======== Source data

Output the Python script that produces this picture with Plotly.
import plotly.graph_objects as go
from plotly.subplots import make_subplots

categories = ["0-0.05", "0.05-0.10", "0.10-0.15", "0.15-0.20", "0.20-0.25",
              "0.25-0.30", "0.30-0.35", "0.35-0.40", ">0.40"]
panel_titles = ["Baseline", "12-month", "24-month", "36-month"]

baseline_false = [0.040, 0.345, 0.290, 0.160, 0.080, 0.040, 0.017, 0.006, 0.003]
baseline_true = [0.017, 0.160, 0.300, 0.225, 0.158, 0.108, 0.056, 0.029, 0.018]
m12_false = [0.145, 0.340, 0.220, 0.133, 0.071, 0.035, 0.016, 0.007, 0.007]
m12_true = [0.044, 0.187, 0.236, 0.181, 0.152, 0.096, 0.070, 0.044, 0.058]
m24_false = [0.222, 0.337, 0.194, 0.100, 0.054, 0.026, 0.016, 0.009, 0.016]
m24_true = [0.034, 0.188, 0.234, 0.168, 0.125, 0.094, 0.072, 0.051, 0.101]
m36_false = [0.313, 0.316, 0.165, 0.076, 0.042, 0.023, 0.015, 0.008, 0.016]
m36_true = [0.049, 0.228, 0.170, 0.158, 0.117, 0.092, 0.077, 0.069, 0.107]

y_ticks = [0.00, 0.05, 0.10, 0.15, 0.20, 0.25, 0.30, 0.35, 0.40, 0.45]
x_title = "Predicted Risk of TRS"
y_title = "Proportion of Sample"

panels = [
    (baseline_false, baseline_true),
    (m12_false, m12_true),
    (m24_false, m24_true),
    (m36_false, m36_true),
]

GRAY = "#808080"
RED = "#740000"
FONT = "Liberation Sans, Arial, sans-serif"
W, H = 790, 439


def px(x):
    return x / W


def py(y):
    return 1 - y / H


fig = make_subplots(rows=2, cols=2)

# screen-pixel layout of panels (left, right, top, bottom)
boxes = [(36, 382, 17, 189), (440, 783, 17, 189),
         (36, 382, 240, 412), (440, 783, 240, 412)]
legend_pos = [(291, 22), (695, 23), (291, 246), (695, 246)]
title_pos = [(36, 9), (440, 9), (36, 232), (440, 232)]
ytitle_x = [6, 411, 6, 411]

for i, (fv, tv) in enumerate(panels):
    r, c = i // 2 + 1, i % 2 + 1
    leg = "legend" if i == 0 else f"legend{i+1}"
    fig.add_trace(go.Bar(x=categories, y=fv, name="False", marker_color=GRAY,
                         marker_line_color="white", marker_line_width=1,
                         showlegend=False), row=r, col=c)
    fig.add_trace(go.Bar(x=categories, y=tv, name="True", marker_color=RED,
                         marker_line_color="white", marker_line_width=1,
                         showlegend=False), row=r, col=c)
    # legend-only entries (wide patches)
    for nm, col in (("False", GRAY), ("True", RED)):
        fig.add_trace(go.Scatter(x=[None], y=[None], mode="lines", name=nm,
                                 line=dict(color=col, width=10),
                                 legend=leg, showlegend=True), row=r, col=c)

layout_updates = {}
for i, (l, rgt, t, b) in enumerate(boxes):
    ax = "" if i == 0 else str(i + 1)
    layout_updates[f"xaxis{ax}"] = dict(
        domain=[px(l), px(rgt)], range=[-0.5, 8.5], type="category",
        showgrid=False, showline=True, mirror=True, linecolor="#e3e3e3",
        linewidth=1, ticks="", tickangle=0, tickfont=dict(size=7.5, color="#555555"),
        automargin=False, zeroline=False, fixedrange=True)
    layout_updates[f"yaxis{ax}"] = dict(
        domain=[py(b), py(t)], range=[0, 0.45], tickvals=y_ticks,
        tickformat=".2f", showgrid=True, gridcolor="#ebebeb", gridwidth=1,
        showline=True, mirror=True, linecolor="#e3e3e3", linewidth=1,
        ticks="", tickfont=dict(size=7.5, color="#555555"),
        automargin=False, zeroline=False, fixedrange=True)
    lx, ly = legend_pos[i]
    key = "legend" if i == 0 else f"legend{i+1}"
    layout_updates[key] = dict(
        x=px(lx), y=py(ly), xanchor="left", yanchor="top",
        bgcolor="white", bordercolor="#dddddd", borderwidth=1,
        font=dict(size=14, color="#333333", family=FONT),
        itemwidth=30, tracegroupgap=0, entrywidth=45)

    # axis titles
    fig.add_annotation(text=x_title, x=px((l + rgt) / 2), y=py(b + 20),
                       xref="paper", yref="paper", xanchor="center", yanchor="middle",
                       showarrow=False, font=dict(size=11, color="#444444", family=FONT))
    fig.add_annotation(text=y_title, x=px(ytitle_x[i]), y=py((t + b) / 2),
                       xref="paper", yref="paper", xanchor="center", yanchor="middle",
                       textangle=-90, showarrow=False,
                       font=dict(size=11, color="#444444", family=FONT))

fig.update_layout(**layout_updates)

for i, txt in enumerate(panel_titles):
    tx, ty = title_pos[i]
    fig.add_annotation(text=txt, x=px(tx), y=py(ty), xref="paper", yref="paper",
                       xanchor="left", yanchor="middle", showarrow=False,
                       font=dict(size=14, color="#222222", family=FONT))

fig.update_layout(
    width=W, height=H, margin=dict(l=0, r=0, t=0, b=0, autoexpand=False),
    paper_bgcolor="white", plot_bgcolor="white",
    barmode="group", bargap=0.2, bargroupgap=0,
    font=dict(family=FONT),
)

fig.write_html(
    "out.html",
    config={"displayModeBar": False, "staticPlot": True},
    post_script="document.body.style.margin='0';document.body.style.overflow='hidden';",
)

================
======== Source data

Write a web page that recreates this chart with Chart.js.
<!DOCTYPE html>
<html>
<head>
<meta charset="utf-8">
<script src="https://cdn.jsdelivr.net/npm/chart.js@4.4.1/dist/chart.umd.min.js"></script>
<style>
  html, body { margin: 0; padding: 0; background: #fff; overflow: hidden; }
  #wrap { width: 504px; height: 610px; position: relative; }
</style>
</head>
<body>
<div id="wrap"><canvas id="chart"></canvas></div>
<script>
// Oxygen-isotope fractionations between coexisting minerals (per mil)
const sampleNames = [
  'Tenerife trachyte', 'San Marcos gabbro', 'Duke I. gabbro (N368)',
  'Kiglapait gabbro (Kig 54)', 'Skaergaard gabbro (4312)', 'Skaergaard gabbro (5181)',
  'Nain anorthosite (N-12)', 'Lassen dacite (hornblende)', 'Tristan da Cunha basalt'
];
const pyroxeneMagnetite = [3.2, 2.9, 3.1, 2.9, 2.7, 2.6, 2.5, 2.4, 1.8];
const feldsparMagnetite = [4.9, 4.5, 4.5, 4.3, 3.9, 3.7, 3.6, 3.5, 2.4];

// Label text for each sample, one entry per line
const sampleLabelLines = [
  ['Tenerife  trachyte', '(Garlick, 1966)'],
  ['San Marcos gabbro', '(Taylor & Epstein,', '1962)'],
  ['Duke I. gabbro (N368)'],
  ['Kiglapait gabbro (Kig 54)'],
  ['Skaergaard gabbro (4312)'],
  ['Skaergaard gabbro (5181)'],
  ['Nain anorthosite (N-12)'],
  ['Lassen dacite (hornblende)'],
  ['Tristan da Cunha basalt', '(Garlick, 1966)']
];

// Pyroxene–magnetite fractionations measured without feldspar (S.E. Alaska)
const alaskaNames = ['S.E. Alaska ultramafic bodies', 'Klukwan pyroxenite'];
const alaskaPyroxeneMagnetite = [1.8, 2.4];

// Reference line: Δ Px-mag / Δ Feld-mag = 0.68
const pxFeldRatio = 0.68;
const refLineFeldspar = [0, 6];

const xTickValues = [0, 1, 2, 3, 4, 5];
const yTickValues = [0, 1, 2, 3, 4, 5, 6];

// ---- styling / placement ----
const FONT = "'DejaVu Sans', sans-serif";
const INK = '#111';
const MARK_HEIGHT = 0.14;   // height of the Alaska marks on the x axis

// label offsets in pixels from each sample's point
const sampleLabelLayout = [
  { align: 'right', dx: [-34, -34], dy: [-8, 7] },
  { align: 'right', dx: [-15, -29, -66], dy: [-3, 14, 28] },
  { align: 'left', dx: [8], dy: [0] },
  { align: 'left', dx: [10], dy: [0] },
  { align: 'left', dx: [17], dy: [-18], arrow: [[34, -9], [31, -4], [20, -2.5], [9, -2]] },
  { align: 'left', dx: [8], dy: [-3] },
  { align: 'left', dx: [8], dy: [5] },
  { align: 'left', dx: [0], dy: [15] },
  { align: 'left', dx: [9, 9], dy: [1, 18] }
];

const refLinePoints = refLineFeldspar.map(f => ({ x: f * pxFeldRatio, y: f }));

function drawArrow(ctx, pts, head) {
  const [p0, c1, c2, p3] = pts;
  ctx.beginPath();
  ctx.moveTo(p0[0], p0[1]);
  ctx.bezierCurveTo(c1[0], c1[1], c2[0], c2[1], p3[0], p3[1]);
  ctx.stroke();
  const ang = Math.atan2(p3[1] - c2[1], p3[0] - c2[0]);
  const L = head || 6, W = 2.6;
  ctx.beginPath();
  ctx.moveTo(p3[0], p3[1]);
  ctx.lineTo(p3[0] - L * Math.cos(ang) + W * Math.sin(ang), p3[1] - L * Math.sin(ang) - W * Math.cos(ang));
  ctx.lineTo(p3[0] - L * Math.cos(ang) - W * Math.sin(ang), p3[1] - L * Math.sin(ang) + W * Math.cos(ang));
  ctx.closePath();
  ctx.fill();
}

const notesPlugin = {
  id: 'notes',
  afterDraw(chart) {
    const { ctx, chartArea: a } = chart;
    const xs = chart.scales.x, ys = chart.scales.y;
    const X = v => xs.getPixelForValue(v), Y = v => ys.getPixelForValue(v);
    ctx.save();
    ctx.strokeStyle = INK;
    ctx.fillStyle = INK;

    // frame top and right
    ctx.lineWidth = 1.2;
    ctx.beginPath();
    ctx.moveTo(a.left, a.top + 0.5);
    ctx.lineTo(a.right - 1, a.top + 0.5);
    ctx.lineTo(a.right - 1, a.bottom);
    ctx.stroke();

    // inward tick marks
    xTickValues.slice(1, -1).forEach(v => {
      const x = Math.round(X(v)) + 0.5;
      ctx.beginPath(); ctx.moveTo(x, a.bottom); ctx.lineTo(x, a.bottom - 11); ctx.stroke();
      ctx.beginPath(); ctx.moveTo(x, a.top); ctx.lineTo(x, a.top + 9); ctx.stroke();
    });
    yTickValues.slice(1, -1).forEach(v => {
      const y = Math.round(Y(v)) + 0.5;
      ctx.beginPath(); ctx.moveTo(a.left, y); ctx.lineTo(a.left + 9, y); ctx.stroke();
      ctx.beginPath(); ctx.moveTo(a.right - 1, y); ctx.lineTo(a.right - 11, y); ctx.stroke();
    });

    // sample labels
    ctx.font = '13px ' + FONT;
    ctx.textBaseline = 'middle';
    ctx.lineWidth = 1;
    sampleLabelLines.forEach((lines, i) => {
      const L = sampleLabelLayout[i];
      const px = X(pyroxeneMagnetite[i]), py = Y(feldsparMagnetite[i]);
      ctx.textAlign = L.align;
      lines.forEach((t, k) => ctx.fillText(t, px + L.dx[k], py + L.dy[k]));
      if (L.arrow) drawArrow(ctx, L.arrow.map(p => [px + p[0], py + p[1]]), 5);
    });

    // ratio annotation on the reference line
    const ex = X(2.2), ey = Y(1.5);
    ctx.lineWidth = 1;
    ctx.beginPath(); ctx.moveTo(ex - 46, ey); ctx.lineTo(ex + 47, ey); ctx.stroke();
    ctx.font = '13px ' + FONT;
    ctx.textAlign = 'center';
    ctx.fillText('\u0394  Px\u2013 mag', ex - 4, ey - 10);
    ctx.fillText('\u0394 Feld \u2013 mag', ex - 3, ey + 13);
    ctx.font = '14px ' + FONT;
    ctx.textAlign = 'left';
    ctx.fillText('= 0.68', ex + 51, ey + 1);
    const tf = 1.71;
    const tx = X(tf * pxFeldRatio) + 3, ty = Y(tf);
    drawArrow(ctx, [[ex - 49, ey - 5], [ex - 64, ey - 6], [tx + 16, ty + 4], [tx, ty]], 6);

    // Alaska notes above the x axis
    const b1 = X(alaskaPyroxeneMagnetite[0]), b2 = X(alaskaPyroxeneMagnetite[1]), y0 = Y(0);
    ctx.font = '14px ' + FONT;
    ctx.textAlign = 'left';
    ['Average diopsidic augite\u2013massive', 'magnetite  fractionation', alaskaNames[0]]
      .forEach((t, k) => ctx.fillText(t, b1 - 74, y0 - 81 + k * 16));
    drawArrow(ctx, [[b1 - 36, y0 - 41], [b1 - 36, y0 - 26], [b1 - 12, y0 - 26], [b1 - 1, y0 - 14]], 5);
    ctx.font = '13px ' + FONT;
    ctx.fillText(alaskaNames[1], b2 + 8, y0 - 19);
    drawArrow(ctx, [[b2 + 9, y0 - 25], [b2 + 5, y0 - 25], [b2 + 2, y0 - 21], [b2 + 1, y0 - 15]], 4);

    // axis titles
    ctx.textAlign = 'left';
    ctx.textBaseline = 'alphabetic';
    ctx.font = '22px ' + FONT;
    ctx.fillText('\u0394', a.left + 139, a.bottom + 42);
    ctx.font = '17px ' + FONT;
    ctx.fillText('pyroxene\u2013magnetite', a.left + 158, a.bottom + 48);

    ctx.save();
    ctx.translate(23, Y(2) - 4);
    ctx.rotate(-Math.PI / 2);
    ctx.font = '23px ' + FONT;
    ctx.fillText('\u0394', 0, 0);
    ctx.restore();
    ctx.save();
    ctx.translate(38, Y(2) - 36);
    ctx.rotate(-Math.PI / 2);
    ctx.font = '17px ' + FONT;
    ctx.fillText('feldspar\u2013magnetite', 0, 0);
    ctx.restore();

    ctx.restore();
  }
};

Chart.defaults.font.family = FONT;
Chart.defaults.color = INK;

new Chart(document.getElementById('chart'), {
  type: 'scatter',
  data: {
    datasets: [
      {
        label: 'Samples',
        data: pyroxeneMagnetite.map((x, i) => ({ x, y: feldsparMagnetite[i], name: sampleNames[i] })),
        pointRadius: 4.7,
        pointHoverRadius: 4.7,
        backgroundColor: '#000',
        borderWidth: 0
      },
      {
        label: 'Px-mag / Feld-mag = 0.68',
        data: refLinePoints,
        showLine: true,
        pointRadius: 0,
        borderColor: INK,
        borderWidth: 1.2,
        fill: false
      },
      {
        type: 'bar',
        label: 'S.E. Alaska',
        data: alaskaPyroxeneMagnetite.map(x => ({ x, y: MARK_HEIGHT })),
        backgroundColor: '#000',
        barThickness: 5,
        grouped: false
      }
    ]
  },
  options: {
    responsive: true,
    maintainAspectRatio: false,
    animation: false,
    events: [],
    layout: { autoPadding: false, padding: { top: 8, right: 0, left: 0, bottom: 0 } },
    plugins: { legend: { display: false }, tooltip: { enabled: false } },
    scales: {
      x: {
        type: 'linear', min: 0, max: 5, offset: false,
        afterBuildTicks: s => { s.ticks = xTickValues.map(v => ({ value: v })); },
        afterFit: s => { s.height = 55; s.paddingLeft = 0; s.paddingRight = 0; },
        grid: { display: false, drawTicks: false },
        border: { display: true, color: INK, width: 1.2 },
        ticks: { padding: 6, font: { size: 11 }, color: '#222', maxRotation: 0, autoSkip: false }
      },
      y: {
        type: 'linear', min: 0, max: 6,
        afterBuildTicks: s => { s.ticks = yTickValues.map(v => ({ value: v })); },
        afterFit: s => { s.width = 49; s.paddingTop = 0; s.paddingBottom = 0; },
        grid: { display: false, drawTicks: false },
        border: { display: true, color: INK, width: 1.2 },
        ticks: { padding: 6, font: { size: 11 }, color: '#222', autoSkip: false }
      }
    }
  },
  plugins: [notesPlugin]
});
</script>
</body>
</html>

================
======== Source data

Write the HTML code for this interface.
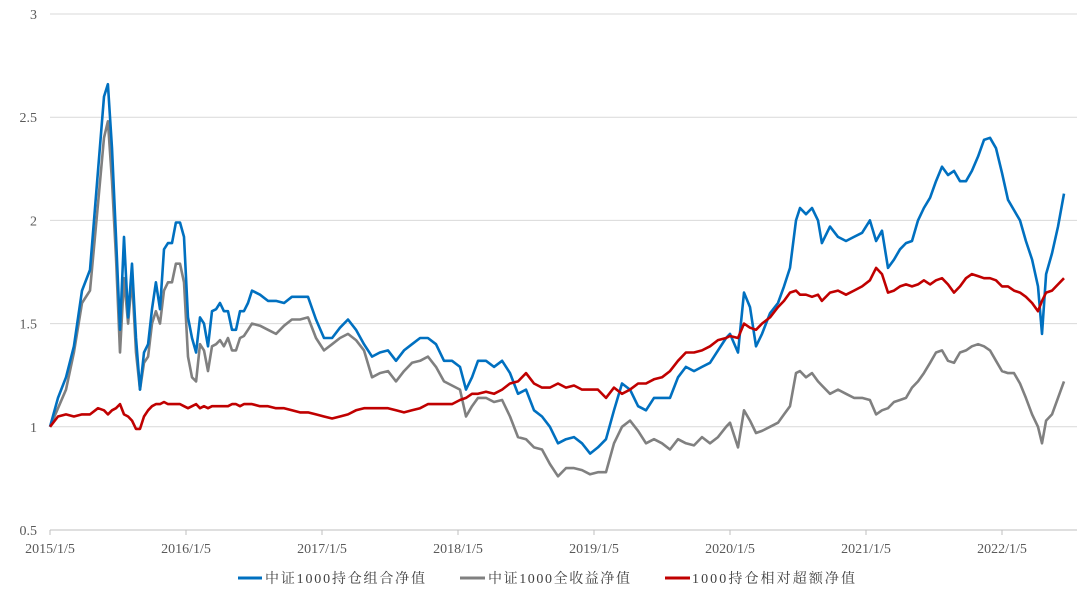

================

:: Goal ::
Within the listing above, give again exactly every line from the line with "Output the Python" through the line with "from plotly.subplots import make_subplots", both included, and no other line.

:: Solved problem ::
Output the Python script that produces this picture with Plotly.
import plotly.graph_objects as go
from plotly.subplots import make_subplots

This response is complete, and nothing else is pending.